Ian Barford just seems and looks too yuppy-ish for this role. In the role of his wife, Rachel Brosnahan is too North Shore, and Martha Lavey, as spectacularly refined as she is, is far too aristocratic for the role of a tarot card reading con artist. That down and dirty sense of class, something along the lines of what Mickey Rourke would do, is not only essential to the aesthetic, it’s essential to understanding the play. My favorite part about Superior Donuts was how Michael McKean was in such perfect register as far as class, ethnicity and age. I wish the characterizations in this play could have had that subtly of class register, not because they need to be faithful to the “true life” story, but because it’s essential to the expression.
This might be a problem with the writing too, I’m not sure.
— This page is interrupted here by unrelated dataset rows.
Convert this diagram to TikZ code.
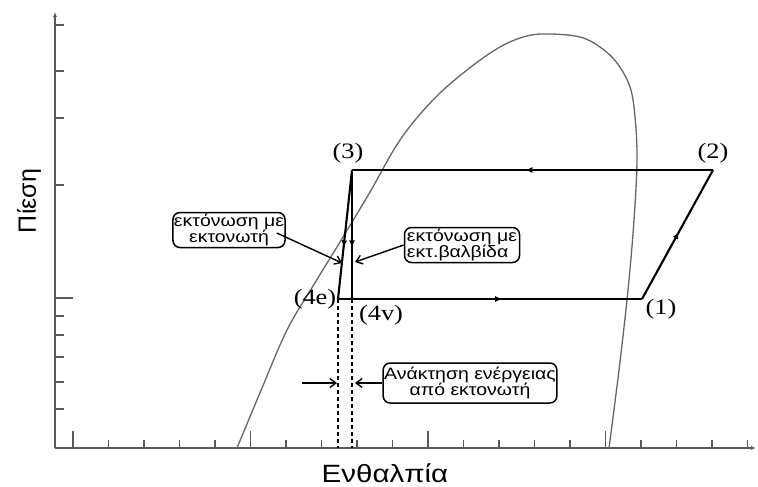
\documentclass[tikz,border=0pt]{standalone}
\usepackage{fontspec}
\setmainfont{Liberation Serif}
\setsansfont{Liberation Sans}
\newfontfamily\wsans{Liberation Sans}[FakeStretch=1.18]
\newfontfamily\wserif{Liberation Serif}[FakeStretch=1.2]
\usetikzlibrary{arrows.meta,decorations.markings}
\begin{document}
\begin{tikzpicture}[x=1pt,y=-1pt,
  axis/.style={draw=black!65,line width=1.4pt},
  tick/.style={draw=black!65,line width=1.3pt},
  cyc/.style={draw=black,line width=2.1pt},
  dome/.style={draw=black!60,line width=1.3pt},
  midarrow/.style={postaction={decorate},decoration={markings,mark=at position #1 with {\arrow{Latex[length=7pt,width=6pt]}}}},
  ptlabel/.style={font=\wserif\fontsize{22}{24}\selectfont,inner sep=0pt},
  callout/.style={draw=black,line width=1.5pt,rounded corners=7pt,font=\wsans\fontsize{16.5}{15.5}\selectfont,inner sep=1pt},
  pointer/.style={draw=black,line width=1.4pt,-{Straight Barb[length=6pt,width=9pt]}},
  axlabel/.style={font=\wsans\fontsize{25}{27}\selectfont,inner sep=0pt}
]
\useasboundingbox (0,0) rectangle (758,487);
% axes
\coordinate (O) at (55,448);
\coordinate (xend) at (756,448);
\coordinate (yend) at (55,12);
\draw[axis,-{Latex[length=5pt,width=4pt]}] (O) -- (xend);
\draw[axis,-{Latex[length=5pt,width=4pt]}] (O) -- (yend);
\foreach \i in {0,...,19}{
  \pgfmathsetmacro{\xx}{73+35.5*\i}
  \pgfmathtruncatemacro{\m}{mod(\i,5)}
  \ifnum\m=0
    \draw[tick] (\xx,448) -- (\xx,431);
  \else
    \draw[tick] (\xx,448) -- (\xx,440);
  \fi
}
\foreach \yy in {25,71,118,185,316,335,357,382,409}{
  \draw[tick] (55,\yy) -- (64,\yy);
}
\draw[tick] (55,298) -- (73,298);
% saturation dome
\draw[dome] plot[smooth,tension=0.6] coordinates {(237,448) (262,388) (287,330) (313,286) (340,242) (370,192) (400,140) (433,100) (467,70) (500,47) (527,36) (550,34) (580,37) (600,47) (617,63) (630,87) (635,117) (637,160) (634,220) (628,290) (619,370) (609,448)};
% cycle points
\coordinate (p3) at (352,170);
\coordinate (p2) at (713,170);
\coordinate (p1) at (642,299);
\coordinate (p4v) at (352,299);
\coordinate (p4e) at (338,299);
\coordinate (b4e) at (338,448);
\coordinate (b4v) at (352,448);
\draw[cyc,midarrow=0.54] (p4e) -- (p1);
\draw[cyc,midarrow=0.52] (p1) -- (p2);
\draw[cyc,midarrow=0.52] (p2) -- (p3);
\draw[cyc,midarrow=0.6] (p3) -- (p4e);
\draw[cyc,midarrow=0.6] (p3) -- (p4v);
% dashed
\draw[black,line width=1.6pt,dash pattern=on 4pt off 3pt] (p4e) -- (b4e);
\draw[black,line width=1.6pt,dash pattern=on 4pt off 3pt] (p4v) -- (b4v);
% labels
\node[ptlabel] (l3) at (348,153) {(3)};
\node[ptlabel] (l2) at (713,153) {(2)};
\node[ptlabel] (l1) at (661,309) {(1)};
\node[ptlabel] (l4e) at (315,299) {(4e)};
\node[ptlabel] (l4v) at (381,315) {(4v)};
% callouts
\node[callout,minimum width=106pt,minimum height=35pt,align=center] (box1) at (229,230) {εκτόνωση με\\εκτονωτή};
\node[callout,minimum width=115pt,minimum height=35pt,align=left] (box2) at (462,245) {εκτόνωση με\\εκτ.βαλβίδα};
\node[callout,minimum width=170pt,minimum height=40pt,align=center] (box3) at (470,383) {Ανάκτηση ενέργειας\\από εκτονωτή};
\coordinate (t1) at (342,263);
\coordinate (t2) at (355,262);
\coordinate (t3) at (355,383);
\coordinate (s4) at (302,383);
\coordinate (t4) at (337,383);
\draw[pointer] ([xshift=-9pt,yshift=-3pt]box1.east) -- (t1);
\draw[pointer] (box2.west) -- (t2);
\draw[pointer] (box3.west) -- (t3);
\draw[pointer] (s4) -- (t4);
% axis labels
\node[axlabel,rotate=90,font=\sffamily\fontsize{25}{27}\selectfont] (ylab) at (29,201) {Πίεση};
\node[axlabel,anchor=base] (xlab) at (385,482) {Ενθαλπία};
\end{tikzpicture}
\end{document}
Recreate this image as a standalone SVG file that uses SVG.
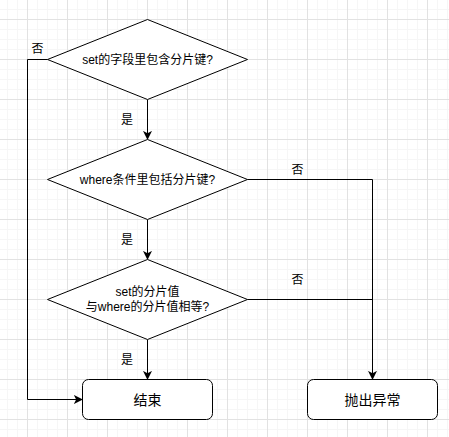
<svg xmlns="http://www.w3.org/2000/svg" width="449" height="437" viewBox="0 0 449 437">
<style>
.shape{fill:#ffffff;stroke:#000000;stroke-width:1}
.edge{fill:none;stroke:#000000;stroke-width:1}
.t{font-family:"Liberation Sans","Noto Sans CJK SC",sans-serif;font-size:12px;fill:#000000;text-anchor:middle;dominant-baseline:central}
.t14{font-size:14px}
</style>
<defs>
<pattern id="minor" patternUnits="userSpaceOnUse" x="7" y="9" width="10" height="10">
<path d="M0.5 0V10M0 0.5H10" stroke="#f6f6f6" stroke-width="1" fill="none"/>
</pattern>
<pattern id="major" patternUnits="userSpaceOnUse" x="27" y="19" width="40" height="40">
<path d="M0.5 0V40M0 0.5H40" stroke="#e2e2e2" stroke-width="1" fill="none"/>
</pattern>
<marker id="arr" viewBox="0 0 10 10" refX="9" refY="5" markerWidth="9" markerHeight="9" markerUnits="userSpaceOnUse" orient="auto">
<path d="M0 0L10 5L0 10L2.5 5Z" fill="#000000"/>
</marker>
</defs>
<rect width="449" height="437" fill="#ffffff"/>
<rect width="449" height="437" fill="url(#minor)"/>
<rect width="449" height="437" fill="url(#major)"/>
<g id="connectors">
<path class="edge" d="M147.5 99.5V139" marker-end="url(#arr)"/>
<path class="edge" d="M147.5 219.5V259" marker-end="url(#arr)"/>
<path class="edge" d="M147.5 339.5V379" marker-end="url(#arr)"/>
<path class="edge" d="M47.5 59.5H27.5V399.5H82" marker-end="url(#arr)"/>
<path class="edge" d="M247.5 179.5H372.5V379" marker-end="url(#arr)"/>
<path class="edge" d="M247.5 299.5H372.5"/>
<text class="t" x="37.5" y="49">否</text>
<text class="t" x="127" y="120">是</text>
<text class="t" x="297.5" y="169.5">否</text>
<text class="t" x="127" y="239.5">是</text>
<text class="t" x="297.5" y="279.5">否</text>
<text class="t" x="127" y="359.5">是</text>
</g>
<g id="d1">
<path class="shape" d="M147.5 19.5L247.5 59.5L147.5 99.5L47.5 59.5Z"/>
<text class="t" x="147.5" y="60">set的字段里包含分片键?</text>
</g>
<g id="d2">
<path class="shape" d="M147.5 139.5L247.5 179.5L147.5 219.5L47.5 179.5Z"/>
<text class="t" x="147.5" y="180">where条件里包括分片键?</text>
</g>
<g id="d3">
<path class="shape" d="M147.5 259.5L247.5 299.5L147.5 339.5L47.5 299.5Z"/>
<text class="t" x="147.5" y="292">set的分片值</text>
<text class="t" x="147.5" y="307">与where的分片值相等?</text>
</g>
<g id="end">
<rect class="shape" x="82.5" y="379.5" width="130" height="40" rx="6"/>
<text class="t t14" x="147.5" y="400">结束</text>
</g>
<g id="throw">
<rect class="shape" x="307.5" y="379.5" width="130" height="40" rx="6"/>
<text class="t t14" x="372.5" y="400">抛出异常</text>
</g>
</svg>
Perhaps Carpenter shied away from writing the truck driver that inspired her because it was not something she knew well enough. Certainly the Steppenwolf crew shied away from it, either because they missed that element, or because they couldn’t relate to it.
With that piece of the puzzle, I can see what inspired the writer to write about it. It’s a beautiful and poignant image of the futility of all of our hopes. It’s a sad and moving play, and, thank goodness, not bittersweet or quirky in the least.
Only with the element of class do we understand the desperation of the need, and the peculiar object of a flying lawn chair that is at once low tech, cheap and wildly independent. Only with that specificity does the image stir our own feelings of ultimate futility.